=== WHAT YOU NEED TO DO ===
Copy each line below in which the word "this" occurs.

[Data records]
** BEGIN **

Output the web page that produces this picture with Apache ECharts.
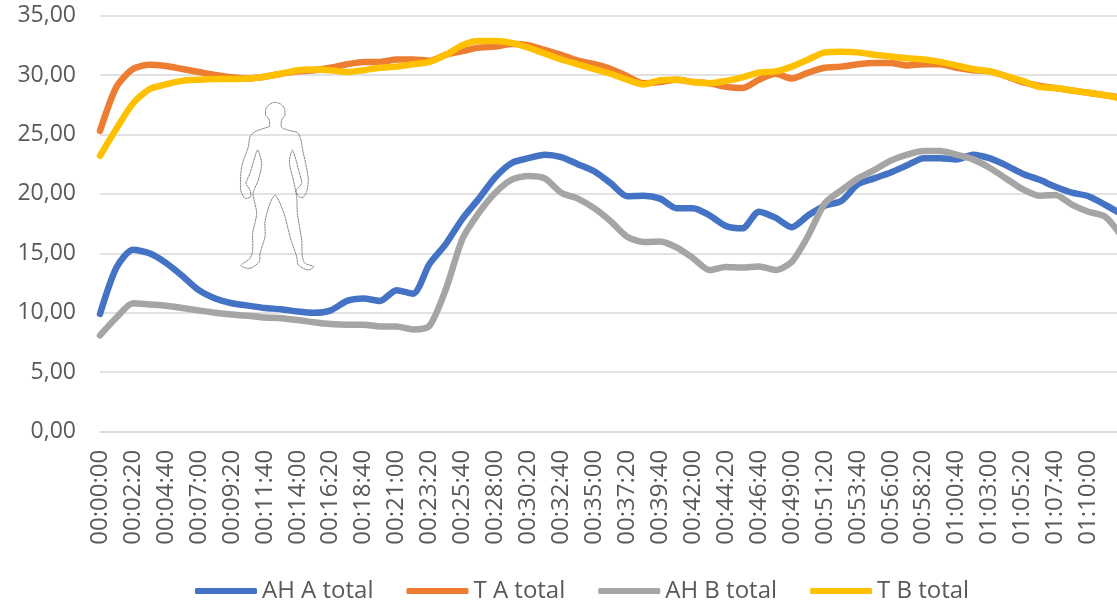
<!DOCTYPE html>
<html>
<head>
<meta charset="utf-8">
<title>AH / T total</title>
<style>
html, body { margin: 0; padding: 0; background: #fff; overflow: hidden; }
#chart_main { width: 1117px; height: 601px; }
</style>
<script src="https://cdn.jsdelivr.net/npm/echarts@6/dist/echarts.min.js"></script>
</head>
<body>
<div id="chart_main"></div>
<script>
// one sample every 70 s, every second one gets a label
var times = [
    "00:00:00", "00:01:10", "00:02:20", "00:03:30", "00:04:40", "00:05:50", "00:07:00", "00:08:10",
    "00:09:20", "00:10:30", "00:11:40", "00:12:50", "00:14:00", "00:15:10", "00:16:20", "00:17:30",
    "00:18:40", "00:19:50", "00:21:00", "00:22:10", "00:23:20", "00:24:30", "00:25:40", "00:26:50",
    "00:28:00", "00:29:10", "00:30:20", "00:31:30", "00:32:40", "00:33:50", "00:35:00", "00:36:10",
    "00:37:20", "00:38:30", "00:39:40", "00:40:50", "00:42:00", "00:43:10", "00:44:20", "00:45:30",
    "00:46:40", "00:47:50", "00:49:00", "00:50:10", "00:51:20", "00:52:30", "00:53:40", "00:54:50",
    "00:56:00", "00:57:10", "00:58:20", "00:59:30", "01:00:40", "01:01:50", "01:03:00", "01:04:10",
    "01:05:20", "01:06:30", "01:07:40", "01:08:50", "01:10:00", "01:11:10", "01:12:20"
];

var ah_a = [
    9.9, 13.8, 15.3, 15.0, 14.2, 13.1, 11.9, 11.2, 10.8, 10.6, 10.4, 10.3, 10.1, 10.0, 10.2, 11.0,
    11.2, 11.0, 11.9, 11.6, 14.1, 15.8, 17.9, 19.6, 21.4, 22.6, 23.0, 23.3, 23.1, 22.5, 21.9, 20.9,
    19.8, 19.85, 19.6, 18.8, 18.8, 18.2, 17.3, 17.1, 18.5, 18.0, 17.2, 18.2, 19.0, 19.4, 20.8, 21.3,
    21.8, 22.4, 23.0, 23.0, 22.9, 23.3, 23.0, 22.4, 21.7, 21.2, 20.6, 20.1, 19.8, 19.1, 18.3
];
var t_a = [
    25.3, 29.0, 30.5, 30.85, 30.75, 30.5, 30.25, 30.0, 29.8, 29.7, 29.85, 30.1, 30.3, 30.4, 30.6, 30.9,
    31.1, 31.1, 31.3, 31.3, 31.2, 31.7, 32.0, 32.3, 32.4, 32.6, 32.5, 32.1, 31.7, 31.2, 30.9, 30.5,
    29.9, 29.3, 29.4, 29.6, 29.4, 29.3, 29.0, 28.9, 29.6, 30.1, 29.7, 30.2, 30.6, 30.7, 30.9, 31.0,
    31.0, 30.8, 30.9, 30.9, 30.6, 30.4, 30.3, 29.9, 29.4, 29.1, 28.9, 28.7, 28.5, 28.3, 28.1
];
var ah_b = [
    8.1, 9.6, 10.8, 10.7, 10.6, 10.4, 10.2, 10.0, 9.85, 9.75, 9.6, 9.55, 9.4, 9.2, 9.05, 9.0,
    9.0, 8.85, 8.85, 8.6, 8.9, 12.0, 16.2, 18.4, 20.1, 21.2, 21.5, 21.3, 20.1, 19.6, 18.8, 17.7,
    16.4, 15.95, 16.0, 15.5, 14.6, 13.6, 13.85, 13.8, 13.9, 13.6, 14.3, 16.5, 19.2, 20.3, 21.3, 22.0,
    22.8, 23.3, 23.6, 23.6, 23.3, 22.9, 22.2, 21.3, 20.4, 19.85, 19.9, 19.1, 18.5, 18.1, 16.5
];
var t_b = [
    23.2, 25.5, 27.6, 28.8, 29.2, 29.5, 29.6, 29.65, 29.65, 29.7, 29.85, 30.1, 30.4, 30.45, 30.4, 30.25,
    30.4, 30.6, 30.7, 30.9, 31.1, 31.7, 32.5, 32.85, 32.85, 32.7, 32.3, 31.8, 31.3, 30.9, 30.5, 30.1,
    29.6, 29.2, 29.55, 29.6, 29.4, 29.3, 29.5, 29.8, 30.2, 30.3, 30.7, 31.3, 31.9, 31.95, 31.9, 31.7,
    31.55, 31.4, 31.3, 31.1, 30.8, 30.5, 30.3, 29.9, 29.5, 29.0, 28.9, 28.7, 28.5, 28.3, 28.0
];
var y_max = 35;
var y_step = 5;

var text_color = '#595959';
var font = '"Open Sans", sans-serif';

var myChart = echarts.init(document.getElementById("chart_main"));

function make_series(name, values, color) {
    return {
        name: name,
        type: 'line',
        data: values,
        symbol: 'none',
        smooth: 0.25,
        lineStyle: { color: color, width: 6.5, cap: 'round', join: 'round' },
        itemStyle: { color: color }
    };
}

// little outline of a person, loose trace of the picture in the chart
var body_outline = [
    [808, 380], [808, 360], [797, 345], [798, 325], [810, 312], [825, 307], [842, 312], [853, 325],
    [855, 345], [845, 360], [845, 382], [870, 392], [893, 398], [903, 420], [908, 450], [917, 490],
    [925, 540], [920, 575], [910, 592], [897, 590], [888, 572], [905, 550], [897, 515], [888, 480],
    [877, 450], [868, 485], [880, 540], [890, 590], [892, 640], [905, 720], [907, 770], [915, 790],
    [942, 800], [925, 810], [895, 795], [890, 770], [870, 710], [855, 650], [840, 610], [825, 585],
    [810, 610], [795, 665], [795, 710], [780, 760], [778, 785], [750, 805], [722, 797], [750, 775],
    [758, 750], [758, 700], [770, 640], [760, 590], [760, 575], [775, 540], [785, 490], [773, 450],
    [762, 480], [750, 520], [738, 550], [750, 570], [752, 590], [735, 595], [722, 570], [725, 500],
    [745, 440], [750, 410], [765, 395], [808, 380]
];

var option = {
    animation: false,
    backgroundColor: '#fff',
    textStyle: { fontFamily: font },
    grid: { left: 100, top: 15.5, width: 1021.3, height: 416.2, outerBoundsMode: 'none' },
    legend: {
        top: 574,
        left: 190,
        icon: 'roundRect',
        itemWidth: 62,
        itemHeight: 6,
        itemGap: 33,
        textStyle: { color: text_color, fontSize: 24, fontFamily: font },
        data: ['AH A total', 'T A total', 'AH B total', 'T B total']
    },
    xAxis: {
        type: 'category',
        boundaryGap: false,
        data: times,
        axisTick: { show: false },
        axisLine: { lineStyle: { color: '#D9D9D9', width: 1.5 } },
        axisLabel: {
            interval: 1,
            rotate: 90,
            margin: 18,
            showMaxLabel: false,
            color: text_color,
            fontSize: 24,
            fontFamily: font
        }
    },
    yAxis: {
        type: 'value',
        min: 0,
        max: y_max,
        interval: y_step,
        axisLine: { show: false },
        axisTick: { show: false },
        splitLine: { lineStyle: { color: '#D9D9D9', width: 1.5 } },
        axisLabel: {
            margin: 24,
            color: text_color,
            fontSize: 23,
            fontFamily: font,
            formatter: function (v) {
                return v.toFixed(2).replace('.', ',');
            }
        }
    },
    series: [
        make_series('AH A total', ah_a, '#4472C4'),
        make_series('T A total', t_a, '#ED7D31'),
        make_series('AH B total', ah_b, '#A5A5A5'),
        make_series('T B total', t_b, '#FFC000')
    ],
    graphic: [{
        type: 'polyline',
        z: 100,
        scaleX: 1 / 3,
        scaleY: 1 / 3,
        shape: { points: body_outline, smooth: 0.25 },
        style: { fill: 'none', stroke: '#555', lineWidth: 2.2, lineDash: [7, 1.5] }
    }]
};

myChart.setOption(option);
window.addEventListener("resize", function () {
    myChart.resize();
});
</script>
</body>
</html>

** END **
** BEGIN **

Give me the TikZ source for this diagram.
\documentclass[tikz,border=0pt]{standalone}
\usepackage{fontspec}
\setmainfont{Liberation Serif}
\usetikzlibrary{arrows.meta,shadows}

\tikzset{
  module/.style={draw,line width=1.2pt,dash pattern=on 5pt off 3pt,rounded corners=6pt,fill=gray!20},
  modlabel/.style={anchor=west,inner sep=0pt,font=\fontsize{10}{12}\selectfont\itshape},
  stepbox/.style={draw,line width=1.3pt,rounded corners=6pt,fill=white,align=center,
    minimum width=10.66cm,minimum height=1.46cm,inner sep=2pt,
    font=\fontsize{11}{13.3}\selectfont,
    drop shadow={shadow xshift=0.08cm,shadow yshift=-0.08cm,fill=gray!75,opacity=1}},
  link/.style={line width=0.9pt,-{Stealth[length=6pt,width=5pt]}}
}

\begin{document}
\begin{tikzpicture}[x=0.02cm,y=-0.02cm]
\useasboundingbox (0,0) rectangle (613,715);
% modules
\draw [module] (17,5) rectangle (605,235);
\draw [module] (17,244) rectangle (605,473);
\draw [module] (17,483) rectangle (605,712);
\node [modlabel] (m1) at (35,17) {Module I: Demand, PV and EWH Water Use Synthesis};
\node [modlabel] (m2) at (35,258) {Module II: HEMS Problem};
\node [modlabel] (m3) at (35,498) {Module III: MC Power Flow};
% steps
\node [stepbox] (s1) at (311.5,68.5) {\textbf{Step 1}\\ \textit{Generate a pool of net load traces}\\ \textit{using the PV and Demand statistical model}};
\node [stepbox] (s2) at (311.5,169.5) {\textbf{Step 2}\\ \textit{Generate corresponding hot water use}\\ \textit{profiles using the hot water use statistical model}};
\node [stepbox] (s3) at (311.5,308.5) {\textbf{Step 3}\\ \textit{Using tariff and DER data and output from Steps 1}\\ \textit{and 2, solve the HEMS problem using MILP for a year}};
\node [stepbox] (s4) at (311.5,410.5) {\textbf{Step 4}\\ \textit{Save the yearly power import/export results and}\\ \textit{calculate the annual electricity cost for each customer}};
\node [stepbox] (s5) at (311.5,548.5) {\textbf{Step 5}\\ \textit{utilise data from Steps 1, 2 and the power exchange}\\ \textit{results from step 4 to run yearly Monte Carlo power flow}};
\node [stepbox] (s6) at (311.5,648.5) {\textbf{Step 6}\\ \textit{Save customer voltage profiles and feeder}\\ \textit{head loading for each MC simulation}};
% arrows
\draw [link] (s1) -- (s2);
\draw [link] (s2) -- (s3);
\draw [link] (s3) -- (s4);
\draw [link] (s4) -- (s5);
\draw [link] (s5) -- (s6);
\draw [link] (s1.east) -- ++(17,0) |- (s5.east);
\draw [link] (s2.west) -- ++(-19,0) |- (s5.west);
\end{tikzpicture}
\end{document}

** END **

=== ANSWER IN FULL ===
Output the web page that produces this picture with Apache ECharts.
Give me the TikZ source for this diagram.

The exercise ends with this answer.